Il gagna aussi la bataille de l’Atlantique, la plus sauvage, la plus désespérée de toutes celles qu’eut jamais à livrer l’Angleterre. C’est l’avion qui musela finalement la terrible menace des U-Boots, dès qu’il eut reçu des armes suffisamment meurtrières et des appareils de détection efficaces, en dressant au large des côtes de France une barrière presque infranchissable. Ce fut le porte-avions d’escorte qui assura la sécurité des immenses convois sur les routes océanes, en décelant les sous-marins, et surtout en chassant les Focke-Wulf qui lançaient les « meutes » à la curée. Finalement, quand Dœnitz crut renverser la situation par l’intervention de ses « sous-marins électriques », ce furent les bombardements aériens qui empêchèrent l’arme nouvelle d’entrer à temps en action.

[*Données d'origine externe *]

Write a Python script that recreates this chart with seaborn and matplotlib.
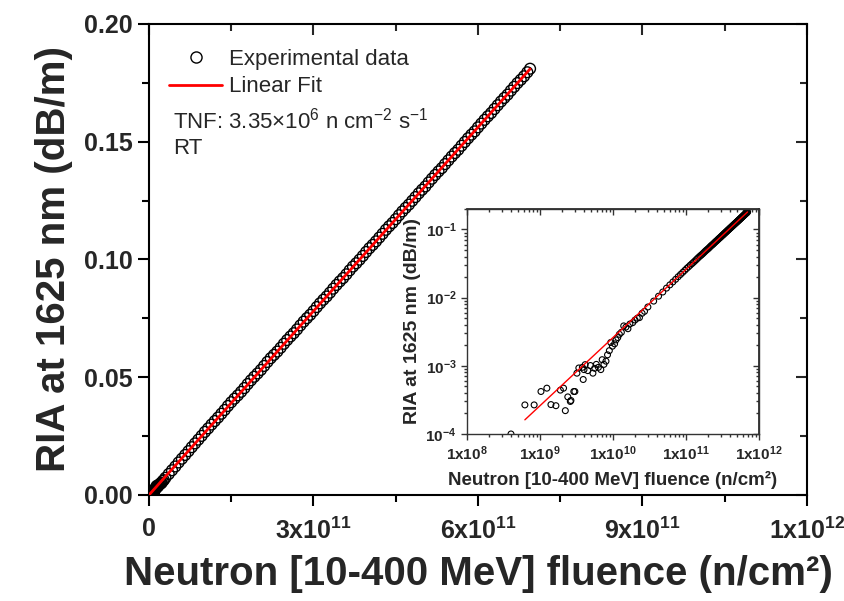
import numpy as np
import pandas as pd
import matplotlib
matplotlib.use('Agg')
import matplotlib.pyplot as plt
import seaborn as sns
from matplotlib.lines import Line2D
from matplotlib.ticker import FixedLocator, FixedFormatter, LogLocator, NullFormatter, MultipleLocator

# fluence in 1e9 n/cm^2, RIA in 1e-3 dB/m
fluence_low = [0.40, 0.62, 0.83, 1.03, 1.24, 1.41, 1.65, 1.90, 2.10, 2.22,
               2.40, 2.60, 2.65, 2.90, 3.00, 3.20, 3.40, 3.80, 3.90, 4.00,
               4.15, 4.50, 4.90, 5.30, 5.60, 5.90, 6.30, 6.80, 7.10, 7.50,
               8.00, 8.40, 8.90, 9.30, 9.80, 10.5, 11.0, 11.6, 12.2, 13.0,
               14.0, 15.0, 16.0, 17.0, 18.6, 20.0, 21.5, 23.0, 25.0, 27.0]
ria_low = [0.100, 0.267, 0.267, 0.42, 0.47, 0.27, 0.26, 0.44, 0.47, 0.22,
           0.35, 0.30, 0.31, 0.42, 0.42, 0.78, 0.93, 0.95, 0.63, 0.88,
           1.04, 0.85, 1.01, 0.78, 0.92, 1.05, 0.95, 0.88, 1.23, 1.05,
           1.17, 1.45, 1.67, 2.20, 1.94, 2.10, 2.40, 2.60, 2.90, 3.10,
           3.85, 3.70, 3.50, 4.10, 4.30, 4.70, 5.00, 5.10, 5.90, 6.30]

fluence_high = [30, 36, 42, 48, 54, 60, 66, 72, 78, 84,
                90, 96, 102, 108, 114, 120, 126, 132, 138, 144,
                150, 156, 162, 168, 174, 180, 186, 192, 198, 204,
                210, 216, 222, 228, 234, 240, 246, 252, 258, 264,
                270, 276, 282, 288, 294, 300, 306, 312, 318, 324,
                330, 336, 342, 348, 354, 360, 366, 372, 378, 384,
                390, 396, 402, 408, 414, 420, 426, 432, 438, 444,
                450, 456, 462, 468, 474, 480, 486, 492, 498, 504,
                510, 516, 522, 528, 534, 540, 546, 552, 558, 564,
                570, 576, 582, 588, 594, 600, 606, 612, 618, 624,
                630, 636, 642, 648, 654, 660, 666, 672, 678, 684,
                690, 695]
ria_high = [7.3, 8.9, 10.5, 12.1, 13.8, 15.4, 17.0, 18.6, 20.3, 21.9,
            23.5, 25.1, 26.8, 28.3, 29.9, 31.4, 32.9, 34.5, 36.1, 37.8,
            39.4, 40.9, 42.3, 43.8, 45.4, 47.1, 48.7, 50.2, 51.6, 53.1,
            54.8, 56.5, 58.1, 59.5, 60.9, 62.5, 64.2, 65.8, 67.3, 68.7,
            70.3, 72.0, 73.6, 75.1, 76.5, 78.1, 79.8, 81.4, 82.9, 84.3,
            85.9, 87.6, 89.2, 90.7, 92.1, 93.7, 95.4, 97.0, 98.4, 99.9,
            101.5, 103.2, 104.8, 106.2, 107.7, 109.3, 110.9, 112.6, 114.1, 115.5,
            117.1, 118.8, 120.4, 121.9, 123.3, 124.9, 126.5, 128.1, 129.6, 131.0,
            132.7, 134.3, 135.9, 137.4, 138.8, 140.5, 142.1, 143.7, 145.2, 146.6,
            148.3, 149.9, 151.5, 153.0, 154.4, 156.1, 157.7, 159.3, 160.8, 162.2,
            163.9, 165.5, 167.1, 168.6, 170.0, 171.7, 173.3, 174.9, 176.3, 177.8,
            179.5, 181.0]

main_xticks = [0, 3e11, 6e11, 9e11, 1.2e12]
main_xticklabels = ['0', r'$\mathbf{3x10^{11}}$', r'$\mathbf{6x10^{11}}$',
                    r'$\mathbf{9x10^{11}}$', r'$\mathbf{1x10^{12}}$']
main_yticks = [0.00, 0.05, 0.10, 0.15, 0.20]
main_yticklabels = ['0.00', '0.05', '0.10', '0.15', '0.20']
inset_xticks = [1e8, 1e9, 1e10, 1e11, 1e12]
inset_xticklabels = [r'$\mathbf{1x10^{8}}$', r'$\mathbf{1x10^{9}}$', r'$\mathbf{1x10^{10}}$',
                     r'$\mathbf{1x10^{11}}$', r'$\mathbf{1x10^{12}}$']
inset_yticks = [1e-4, 1e-3, 1e-2, 1e-1]
inset_yticklabels = [r'$\mathbf{10^{-4}}$', r'$\mathbf{10^{-3}}$', r'$\mathbf{10^{-2}}$', r'$\mathbf{10^{-1}}$']

xlabel = 'Neutron [10-400 MeV] fluence (n/cm²)'
ylabel = 'RIA at 1625 nm (dB/m)'

df = pd.DataFrame({
    'fluence': np.array(fluence_low + fluence_high) * 1e9,
    'ria': np.array(ria_low + ria_high) * 1e-3,
})

# linear fit through the origin
k = (df.fluence * df.ria).sum() / (df.fluence ** 2).sum()
fit = df[df.fluence >= 6e8][['fluence']].copy()
fit['ria'] = k * fit.fluence

sns.set_theme(style='ticks')
plt.rcParams['font.family'] = ['Liberation Sans', 'DejaVu Sans']
plt.rcParams['mathtext.fontset'] = 'custom'
plt.rcParams['mathtext.rm'] = 'Liberation Sans'
plt.rcParams['mathtext.it'] = 'Liberation Sans:italic'
plt.rcParams['mathtext.bf'] = 'Liberation Sans:bold'


def style_axes(ax, lw, major_len, minor_len, color='black'):
    for s in ax.spines.values():
        s.set_linewidth(lw)
        s.set_color(color)
    ax.tick_params(which='major', direction='out', length=major_len, width=lw, color=color)
    ax.tick_params(which='minor', direction='out', length=minor_len, width=lw, color=color)


fig = plt.figure(figsize=(8.45, 6.01), dpi=100)
ax = fig.add_axes([0.1763, 0.1764, 0.7787, 0.7837])

sns.scatterplot(data=df, x='fluence', y='ria', ax=ax, marker='o', s=60,
                facecolors='none', edgecolor='black', linewidth=1.0, zorder=2)
sns.lineplot(data=fit, x='fluence', y='ria', ax=ax, color='red', linewidth=2, zorder=3)

ax.set_xlim(0, 1.2e12)
ax.set_ylim(0, 0.20)
ax.xaxis.set_major_locator(FixedLocator(main_xticks))
ax.xaxis.set_major_formatter(FixedFormatter(main_xticklabels))
ax.xaxis.set_minor_locator(MultipleLocator(1.5e11))
ax.yaxis.set_major_locator(FixedLocator(main_yticks))
ax.yaxis.set_major_formatter(FixedFormatter(main_yticklabels))
ax.yaxis.set_minor_locator(MultipleLocator(0.025))
style_axes(ax, 1.5, 8, 5)
for lab in ax.get_xticklabels() + ax.get_yticklabels():
    lab.set_fontsize(18)
    lab.set_fontweight('bold')
ax.tick_params(axis='x', pad=8)
ax.set_xlabel(xlabel, fontsize=29, fontweight='bold', labelpad=8)
ax.set_ylabel(ylabel, fontsize=29, fontweight='bold', labelpad=8)

top = ax.secondary_xaxis('top')
top.xaxis.set_major_locator(FixedLocator(main_xticks))
top.xaxis.set_minor_locator(MultipleLocator(1.5e11))
top.set_xticklabels([])
top.tick_params(which='major', direction='in', length=8, width=1.5)
top.tick_params(which='minor', direction='in', length=5, width=1.5)
right = ax.secondary_yaxis('right')
right.yaxis.set_major_locator(FixedLocator(main_yticks))
right.yaxis.set_minor_locator(MultipleLocator(0.025))
right.set_yticklabels([])
right.tick_params(which='major', direction='in', length=8, width=1.5)
right.tick_params(which='minor', direction='in', length=5, width=1.5)

handles = [Line2D([], [], marker='o', linestyle='none', markerfacecolor='none',
                  markeredgecolor='black', markersize=8),
           Line2D([], [], color='red', linewidth=2)]
ax.legend(handles, ['Experimental data', 'Linear Fit'], loc='upper left',
          bbox_to_anchor=(0.0, 0.99), frameon=False, fontsize=16,
          handlelength=2.4, handletextpad=0.3, labelspacing=0.3)
ax.text(0.036, 0.795, r'TNF: 3.35$\times$10$^{6}$ n cm$^{-2}$ s$^{-1}$', transform=ax.transAxes,
        fontsize=16, va='center', ha='left')
ax.text(0.036, 0.735, 'RT', transform=ax.transAxes, fontsize=16, va='center', ha='left')

# inset (log-log)
axi = fig.add_axes([0.5527, 0.2779, 0.3456, 0.3744])
sns.scatterplot(data=df, x='fluence', y='ria', ax=axi, marker='o', s=18,
                facecolors='none', edgecolor='black', linewidth=0.8, zorder=2)
sns.lineplot(data=fit, x='fluence', y='ria', ax=axi, color='red', linewidth=1, zorder=3)
axi.set_xscale('log')
axi.set_yscale('log')
axi.set_xlim(1e8, 1e12)
axi.set_ylim(1e-4, 0.2)
axi.xaxis.set_major_locator(FixedLocator(inset_xticks))
axi.xaxis.set_major_formatter(FixedFormatter(inset_xticklabels))
axi.xaxis.set_minor_locator(LogLocator(base=10, subs=np.arange(2, 10), numticks=20))
axi.xaxis.set_minor_formatter(NullFormatter())
axi.yaxis.set_major_locator(FixedLocator(inset_yticks))
axi.yaxis.set_major_formatter(FixedFormatter(inset_yticklabels))
axi.yaxis.set_minor_locator(LogLocator(base=10, subs=np.arange(2, 10), numticks=20))
axi.yaxis.set_minor_formatter(NullFormatter())
style_axes(axi, 1.0, 4, 2, color='#333333')
for lab in axi.get_xticklabels() + axi.get_yticklabels():
    lab.set_fontsize(11)
axi.set_xlabel(xlabel, fontsize=13.5, fontweight='bold', labelpad=6)
axi.set_ylabel(ylabel, fontsize=14, fontweight='bold', labelpad=3)

itop = axi.secondary_xaxis('top')
itop.set_xscale('log')
itop.xaxis.set_major_locator(FixedLocator(inset_xticks))
itop.xaxis.set_minor_locator(LogLocator(base=10, subs=np.arange(2, 10), numticks=20))
itop.xaxis.set_major_formatter(NullFormatter())
itop.xaxis.set_minor_formatter(NullFormatter())
itop.tick_params(which='major', direction='in', length=4, width=1.0, color='#333333')
itop.tick_params(which='minor', direction='in', length=2, width=1.0, color='#333333')
iright = axi.secondary_yaxis('right')
iright.yaxis.set_major_locator(FixedLocator(inset_yticks))
iright.yaxis.set_minor_locator(LogLocator(base=10, subs=np.arange(2, 10), numticks=20))
iright.yaxis.set_major_formatter(NullFormatter())
iright.yaxis.set_minor_formatter(NullFormatter())
iright.tick_params(which='major', direction='in', length=4, width=1.0, color='#333333')
iright.tick_params(which='minor', direction='in', length=2, width=1.0, color='#333333')

fig.savefig('out.png', dpi=100)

Mais c’est surtout dans le Pacifique que la guerre aéro-navale prit sa véritable forme, d’abord, parce que les Japonais s’y étaient minutieusement préparés, puis, parce que les Américains la portèrent à sa perfection. Après les coups de tonnerre de Pearl Harbor et de Kuantan qui semblèrent donner, d’un seul coup, la maîtrise aéro-navale au Japon, les batailles de la mer de Corail et de Midway, en détruisant une grande partie des porte-avions nippons, rétablirent momentanément l’équilibre. La longue lutte autour de Guadalcanal usa les forces aériennes japonaises. Puis ce fut l’apparition des fameuses taskforces américaines. Elles traversèrent irrésistiblement le Grand Océan, broyant tout ce qu’elles trouvaient sur leur passage. La bataille de Leyte, la plus grande de tous les temps, fut surtout une victoire des avions américains : ce sont eux, et eux seuls, qui écrasèrent l’escadre de Kurita, fer de lance de l’attaque nippone.
Nous n’avions pas jusqu’ici de récit complet de ces grands événements. Il n’a pu être écrit que grâce à la documentation étrangère publiée depuis la guerre. On trouvera donc dans ce livre, des « explications » telles que celle de plusieurs batailles du Pacifique où le succès des Américains fut bien souvent dû aux magies, c’est-à-dire au déchiffrement des télégrammes nippons. Le style est vivant, souvent passionnant. Les faits ont été puisés aux meilleures sources. Un seul reproche : le titre du livre eût dû être : Six ans de guerre aéro-navale. Car, et c’est justement la conclusion essentielle que formule Edmond Delage, la puissance aérienne est désormais inséparable de la puissance maritime. Mentionnons, enfin, le caractère pratique de l’ouvrage. Il contient des croquis très clairs, une bibliographie déjà abondante, un index de tous les noms propres, et une chronologie synoptique, qui rendra de grands services à tous ceux qui voudront s’initier à l’histoire de la dernière guerre.